Retired Olympic skier encourages current Olympians to pursue their passion beyond sports
SALT LAKE CITY – Looking back now, four years later, Conor Lyne can’t believe it.
“Still to this day, probably the best experience I’ve ever had,” said Lyne.
Lyne competed for Ireland as a ski racer during the 2014 Sochi Olympics.
Even though he was raised in Logan, Utah and graduated from Logan High School in 2011, his parents are Irish, which allowed him to compete for his home country. He was also Ireland’s flag bearer during the Opening Ceremony.
“That was, still is, kind of the greatest honor I’ve ever had, representing my country in the Olympic Games,” he said.
But, like all Olympians, hard decisions had to be made after the Games. Especially for those athletes who aren’t sponsored.
“After the Olympics, that was a big financial burden on me, my parents, and also the associations as well,” said Lyne. “And I also had to return to college. The University of Utah gave me two years off, and I had to come back and pursue my education.”
That’s the path many athletes take, taking time after competition to get their degree. Lyne worked smaller jobs, like driving for Uber, to pay for his education. He majored in finance with a minor in political science. Before entering the real world of 9-to-5’s, he took one last trip to pursue his passion for photography.

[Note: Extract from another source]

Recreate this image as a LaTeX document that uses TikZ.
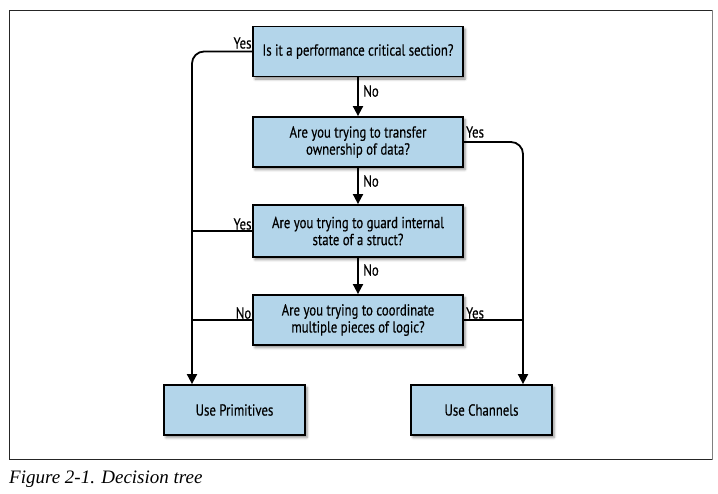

Lyne traveled to 21 countries in 115 days to take portraits of people. Places like Egypt, Morocco, Nicaragua, Jordan, and Iraq. He called his project Wander Faces. His goal was to show no matter where we live, we as people basically have the same dreams.
“Some people I took photos of, I would be staying with them for three to four days. Others I would have maybe a half hour conversation on the bus,” said Lyne. “I truly feel like we’re all equal and we’re all human beings who want the best for their country and their families.”
Lyne is hoping to do more with the project in the future. He recently took a job with Microsoft in Seattle to begin his career and to start paying off all his bills.
“It’s time for new things, time to move on and achieve new goals,” he said.
Lyne is hoping Olympians and Paralympians from PyeongChang can also find their passion beyond sports, and to pursue them, before starting their next chapters.